- [Directions for this task]:
Repeat exactly the lines running from the first line of the data to the line containing "import pandas as pd", both ends included, and nothing else; drop the pictures.
── Dataset extract
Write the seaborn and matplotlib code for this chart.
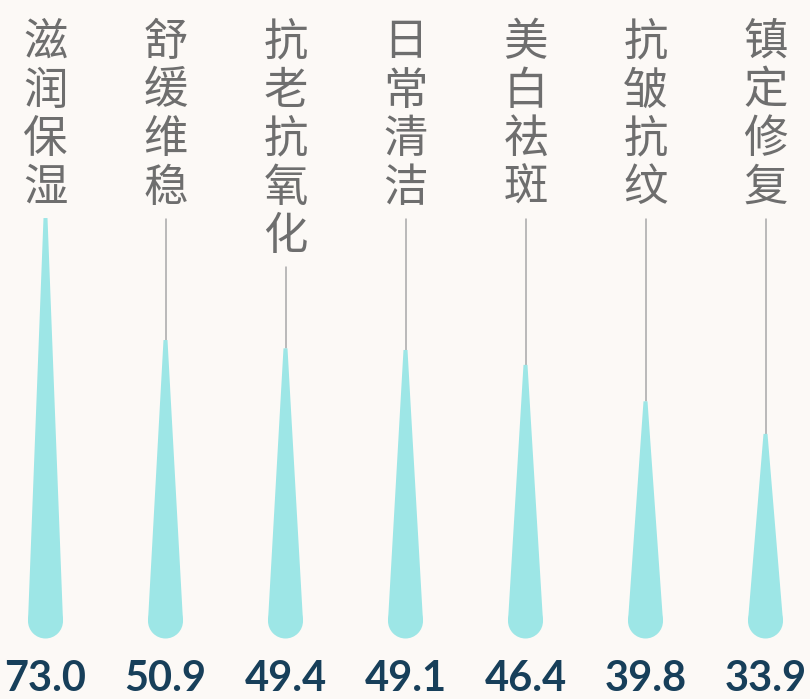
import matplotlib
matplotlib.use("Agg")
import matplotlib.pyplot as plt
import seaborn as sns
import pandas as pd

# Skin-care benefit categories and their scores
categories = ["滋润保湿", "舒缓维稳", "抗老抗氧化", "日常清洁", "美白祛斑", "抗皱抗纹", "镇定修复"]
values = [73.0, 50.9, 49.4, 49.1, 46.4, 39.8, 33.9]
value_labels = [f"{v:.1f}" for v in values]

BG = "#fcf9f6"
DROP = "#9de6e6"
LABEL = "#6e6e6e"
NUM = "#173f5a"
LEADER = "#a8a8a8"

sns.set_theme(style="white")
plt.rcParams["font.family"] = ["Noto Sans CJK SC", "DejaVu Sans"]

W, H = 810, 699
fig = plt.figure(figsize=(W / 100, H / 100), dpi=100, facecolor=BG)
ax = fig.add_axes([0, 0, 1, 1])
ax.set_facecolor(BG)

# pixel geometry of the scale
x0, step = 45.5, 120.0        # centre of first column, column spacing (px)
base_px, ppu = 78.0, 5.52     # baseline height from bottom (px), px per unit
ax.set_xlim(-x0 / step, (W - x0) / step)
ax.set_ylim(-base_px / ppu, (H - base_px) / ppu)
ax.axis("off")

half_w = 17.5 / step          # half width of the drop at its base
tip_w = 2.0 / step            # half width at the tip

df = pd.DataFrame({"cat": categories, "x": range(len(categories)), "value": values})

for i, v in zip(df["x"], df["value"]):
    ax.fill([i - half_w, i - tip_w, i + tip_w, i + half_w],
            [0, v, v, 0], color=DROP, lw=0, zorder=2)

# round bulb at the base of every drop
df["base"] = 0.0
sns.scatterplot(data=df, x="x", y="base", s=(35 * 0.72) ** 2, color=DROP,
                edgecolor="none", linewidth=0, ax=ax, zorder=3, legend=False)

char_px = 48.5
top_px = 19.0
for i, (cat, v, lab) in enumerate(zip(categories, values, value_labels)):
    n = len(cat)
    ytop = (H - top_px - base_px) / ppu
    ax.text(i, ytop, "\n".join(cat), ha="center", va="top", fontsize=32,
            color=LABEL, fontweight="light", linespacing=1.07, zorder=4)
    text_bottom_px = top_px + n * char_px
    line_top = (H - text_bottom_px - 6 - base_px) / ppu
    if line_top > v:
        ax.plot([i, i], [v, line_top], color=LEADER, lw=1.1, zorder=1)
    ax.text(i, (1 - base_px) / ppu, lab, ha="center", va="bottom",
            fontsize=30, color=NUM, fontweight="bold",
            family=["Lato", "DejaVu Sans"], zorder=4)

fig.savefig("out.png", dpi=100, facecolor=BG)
────
- [Reply]:
Write the seaborn and matplotlib code for this chart.
import matplotlib
matplotlib.use("Agg")
import matplotlib.pyplot as plt
import seaborn as sns
import pandas as pd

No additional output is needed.